What should i do to be able to delete the object when its supposed to and prevent an error in other threads that using that object at the same time?
There's 2 cases:
One thread owns the shared data
If thread1 is the "owner" of the object and thread2 needs to just use it, store a weak_ptr in thread2. Weak pointers do not participate in reference counting, instead they provide a way to access a shared_ptr to the object if the object still exists. If the object doesn't exist, weak_ptr will return an empty/null shared_ptr.
Here's an example:
class CThread2
{
private:
boost::weak_ptr<T> weakPtr
public:
void SetPointer(boost::shared_ptr<T> ptrToAssign)
{
weakPtr = ptrToAssign;
}
void UsePointer()
{
boost::shared_ptr<T> basePtr;
basePtr = weakPtr.lock()
if (basePtr)
{
// pointer was not deleted by thread a and still exists,
// so it can be used.
}
else
{
// thread1 must have deleted the pointer
}
}
};
My answer to this question (link) might also be useful.

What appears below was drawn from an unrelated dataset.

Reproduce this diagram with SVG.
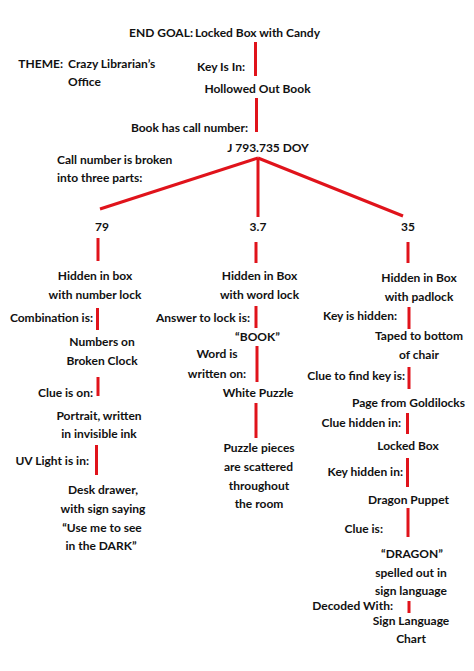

The data is truly owned by both
If either of your threads can perform deletion, than you can not have what I describe above. Since both threads need to know the state of the pointer in addition to the underlying object, this may be a case where a "pointer to a pointer" is useful.
boost::shared_ptr< boost::shared_ptr<T> >
or (via a raw ptr)
shared_ptr<T>* sharedObject;
or just
T** sharedObject;
Why is this useful?
You only have one referrer to T (in fact shared_ptr is pretty redundant)
Both threads can check the status of the single shared pointer (is it NULL? Was it deleted by the other thread?)
Pitfalls:
- Think about what happens when both sides try to delete at the same time, you may need to lock this pointer
Revised Example:
class CAThread
{
private:
boost::shared_ptr<T>* sharedMemory;
public:
void SetPointer(boost::shared_ptr<T>* ptrToAssign)
{
assert(sharedMemory != NULL);
sharedMemory = ptrToAssign;
}
void UsePointer()
{
// lock as needed
if (sharedMemory->get() != NULL)
{
// pointer was not deleted by thread a and still exists,
// so it can be used.
}
else
{
// other thread must have deleted the pointer
}
}
void AssignToPointer()
{
// lock as needed
sharedMemory->reset(new T);
}
void DeletePointer()
{
// lock as needed
sharedMemory->reset();
}
};
I'm ignoring all the concurrency issues with the underlying data, but that's not really what you're asking about.
Qt has a QPointer class that does this. The pointers are automatically set to 0 if what they're pointed at is deleted.
(Of course, this would only work if you're interested in integrating Qt into your project.)